Uncertainty Quantification for Characterizing Spatial Tail Dependence under Statistical Framework

Thursday, 18 December 2014
Soyoung Jeon1, Christopher J Paciorek2, Mr. Prabhat1, Surendra Byna1, William Collins1 and Michael F Wehner1, (1)Lawrence Berkeley National Laboratory, Berkeley, CA, United States, (2)University of California, Berkeley, CA, United States
Large-scale weather systems such as Atmospheric Rivers (ARs) may affect extreme climate events, in particular resulting in high spatial coherence across regions. We use methods from statistical extreme value theory to characterize the spatial dependence of extremes as a function of spatial distance. Our focus in this work is characterizing uncertainty in our understanding of how the spatial dependence of extremes in climate models

We investigate the influence of ARs on the spatial dependence structure of extreme precipitation from CMIP5 simulations under climate change. We fit statistical models that treat initial condition ensemble members as independent data replicates and uses bootstrapping (across yearlong blocks of data) to estimate uncertainty from having only limited model runs. We also focus on multi-model ensembles as random draws of CMIP5 model runs and approximate the uncertainty for simulating the behavior of tail dependence across models.

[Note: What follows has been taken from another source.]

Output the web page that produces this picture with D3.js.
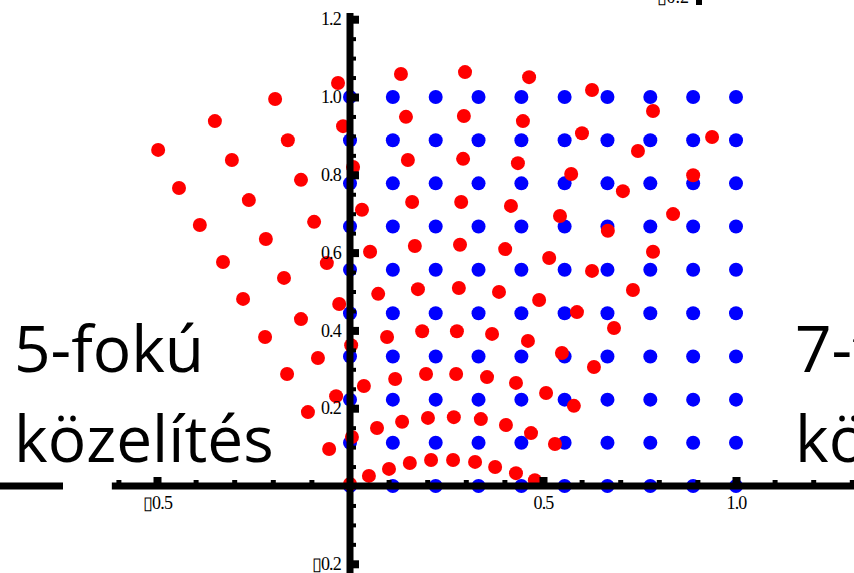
<!DOCTYPE html>
<html lang="en">
<head>
<meta charset="UTF-8">
<script src="https://cdn.jsdelivr.net/npm/d3@7"></script>
<style>
  body { margin: 0; background: white; }
  svg { display: block; }
  .tick text { font-family: "Liberation Serif", serif; font-size: 18px; letter-spacing: -0.8px; fill: black; }
  .big { font-family: "Open Sans", sans-serif; font-size: 64px; fill: black; }
</style>
</head>
<body>
<script>
// blue grid levels (same for x and y)
const gridLevels = [0, 0.111, 0.222, 0.333, 0.444, 0.556, 0.667, 0.778, 0.889, 1.0];

// red points, one row per grid row (bottom row first)
const redX = [
  [0.000, 0.049, 0.101, 0.155, 0.210, 0.267, 0.324, 0.376, 0.430, 0.479],
  [-0.054, 0.005, 0.070, 0.135, 0.202, 0.269, 0.339, 0.404, 0.469, 0.531],
  [-0.109, -0.036, 0.036, 0.117, 0.197, 0.275, 0.355, 0.430, 0.508, 0.580],
  [-0.163, -0.083, 0.003, 0.096, 0.187, 0.277, 0.368, 0.461, 0.549, 0.632],
  [-0.220, -0.127, -0.028, 0.073, 0.176, 0.282, 0.386, 0.490, 0.588, 0.684],
  [-0.277, -0.171, -0.060, 0.052, 0.168, 0.285, 0.402, 0.516, 0.627, 0.733],
  [-0.329, -0.218, -0.093, 0.031, 0.161, 0.288, 0.417, 0.544, 0.668, 0.785],
  [-0.389, -0.262, -0.127, 0.008, 0.150, 0.293, 0.435, 0.573, 0.707, 0.837],
  [-0.443, -0.306, -0.161, -0.018, 0.145, 0.295, 0.448, 0.601, 0.746, 0.889],
  [-0.497, -0.350, -0.194, -0.031, 0.132, 0.298, 0.464, 0.627, 0.785, 0.938]
];
const redY = [
  [0.005, 0.026, 0.044, 0.059, 0.067, 0.067, 0.062, 0.049, 0.033, 0.015],
  [0.095, 0.126, 0.149, 0.165, 0.175, 0.177, 0.172, 0.157, 0.136, 0.108],
  [0.190, 0.231, 0.257, 0.275, 0.288, 0.288, 0.280, 0.265, 0.239, 0.206],
  [0.288, 0.329, 0.362, 0.383, 0.398, 0.398, 0.391, 0.373, 0.342, 0.306],
  [0.383, 0.429, 0.468, 0.494, 0.506, 0.509, 0.499, 0.478, 0.447, 0.406],
  [0.481, 0.535, 0.573, 0.602, 0.617, 0.620, 0.609, 0.586, 0.553, 0.504],
  [0.576, 0.635, 0.679, 0.710, 0.730, 0.730, 0.720, 0.694, 0.656, 0.602],
  [0.671, 0.735, 0.787, 0.820, 0.838, 0.841, 0.830, 0.802, 0.758, 0.699],
  [0.766, 0.838, 0.889, 0.925, 0.949, 0.951, 0.938, 0.907, 0.861, 0.799],
  [0.864, 0.938, 0.995, 1.036, 1.059, 1.064, 1.051, 1.018, 0.964, 0.897]
];

const xMajor = [-0.5, 0.5, 1.0];
const xMinor = [-0.6, -0.4, -0.3, -0.2, -0.1, 0.1, 0.2, 0.3, 0.4, 0.6, 0.7, 0.8, 0.9, 1.1, 1.2, 1.3];
const yMajor = [-0.2, 0.2, 0.4, 0.6, 0.8, 1.0, 1.2];
const yMinor = [-0.15, -0.1, -0.05, 0.05, 0.1, 0.15, 0.25, 0.3, 0.35, 0.45, 0.5, 0.55,
                0.65, 0.7, 0.75, 0.85, 0.9, 0.95, 1.05, 1.1, 1.15];

const W = 854, H = 573;
const svg = d3.select("body").append("svg").attr("width", W).attr("height", H);

const x = d3.scaleLinear().domain([0, 1]).range([350, 736]);
const y = d3.scaleLinear().domain([0, 1]).range([486, 97]);

// the original's minus sign shows as a missing-glyph box
const fmt = d => (d < 0 ? "\u25AF" : "") + d3.format(".1f")(Math.abs(d));

// points
const bluePts = gridLevels.flatMap(gy => gridLevels.map(gx => [gx, gy]));
const redPts = redX.flatMap((row, j) => row.map((v, i) => [v, redY[j][i]]));

svg.append("g").selectAll("circle")
  .data(bluePts).enter().append("circle")
  .attr("cx", d => x(d[0])).attr("cy", d => y(d[1])).attr("r", 7)
  .attr("fill", "#0000ff");

svg.append("g").selectAll("circle")
  .data(redPts).enter().append("circle")
  .attr("cx", d => x(d[0])).attr("cy", d => y(d[1])).attr("r", 7)
  .attr("fill", "#ff0000");

// axes (thick lines)
svg.append("line")
  .attr("x1", x(-0.617)).attr("x2", W).attr("y1", y(0)).attr("y2", y(0))
  .attr("stroke", "black").attr("stroke-width", 7);
svg.append("line")
  .attr("x1", x(0)).attr("x2", x(0)).attr("y1", y(1.216)).attr("y2", H)
  .attr("stroke", "black").attr("stroke-width", 7);

// neighbouring plot's axis end on the left
svg.append("line")
  .attr("x1", 0).attr("x2", 63).attr("y1", y(0)).attr("y2", y(0))
  .attr("stroke", "black").attr("stroke-width", 7);

const styleAxis = (g, w) => {
  g.select(".domain").remove();
  g.selectAll(".tick line").attr("stroke", "black").attr("stroke-width", w);
};

// x axis ticks
svg.append("g").attr("transform", `translate(0,${y(0)})`)
  .call(d3.axisBottom(x).tickValues(xMajor).tickFormat(fmt)
    .tickSizeInner(-9).tickSizeOuter(0).tickPadding(10))
  .call(g => styleAxis(g, 8));
svg.append("g").attr("transform", `translate(0,${y(0)})`)
  .call(d3.axisBottom(x).tickValues(xMinor).tickFormat("")
    .tickSizeInner(-6).tickSizeOuter(0))
  .call(g => styleAxis(g, 5));

// y axis ticks
svg.append("g").attr("transform", `translate(${x(0)},0)`)
  .call(d3.axisLeft(y).tickValues(yMajor).tickFormat(fmt)
    .tickSizeInner(-9).tickSizeOuter(0).tickPadding(9))
  .call(g => styleAxis(g, 8));
svg.append("g").attr("transform", `translate(${x(0)},0)`)
  .call(d3.axisLeft(y).tickValues(yMinor).tickFormat("")
    .tickSizeInner(-6).tickSizeOuter(0))
  .call(g => styleAxis(g, 4));

// fragment of the plot above (top right)
svg.append("text").attr("x", 689).attr("y", 3).attr("text-anchor", "end")
  .style("font-family", "Liberation Serif, serif").style("font-size", "18px")
  .text("\u25AF0.2");
svg.append("rect").attr("x", 696).attr("y", 0).attr("width", 6).attr("height", 5).attr("fill", "black");

// captions
svg.append("text").attr("class", "big").attr("x", 14).attr("y", 372).text("5-fokú");
svg.append("text").attr("class", "big").attr("x", 14).attr("y", 462).text("közelítés");
svg.append("text").attr("class", "big").attr("x", 795).attr("y", 372).text("7-fokú");
svg.append("text").attr("class", "big").attr("x", 795).attr("y", 462).text("közelítés");
</script>
</body>
</html>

Preliminary results from four CMIP5 models show that projected AR events bring more severe rainfall with less dependent pattern between locations under high emissions scenario (RCP8.5) during 2076-2100 than for the historical run during 1981-2005. Within the UQ framework, spatial dependence between nearby locations is estimated more precisely, showing narrower confidence intervals, than the spatial dependence measure for locations further apart.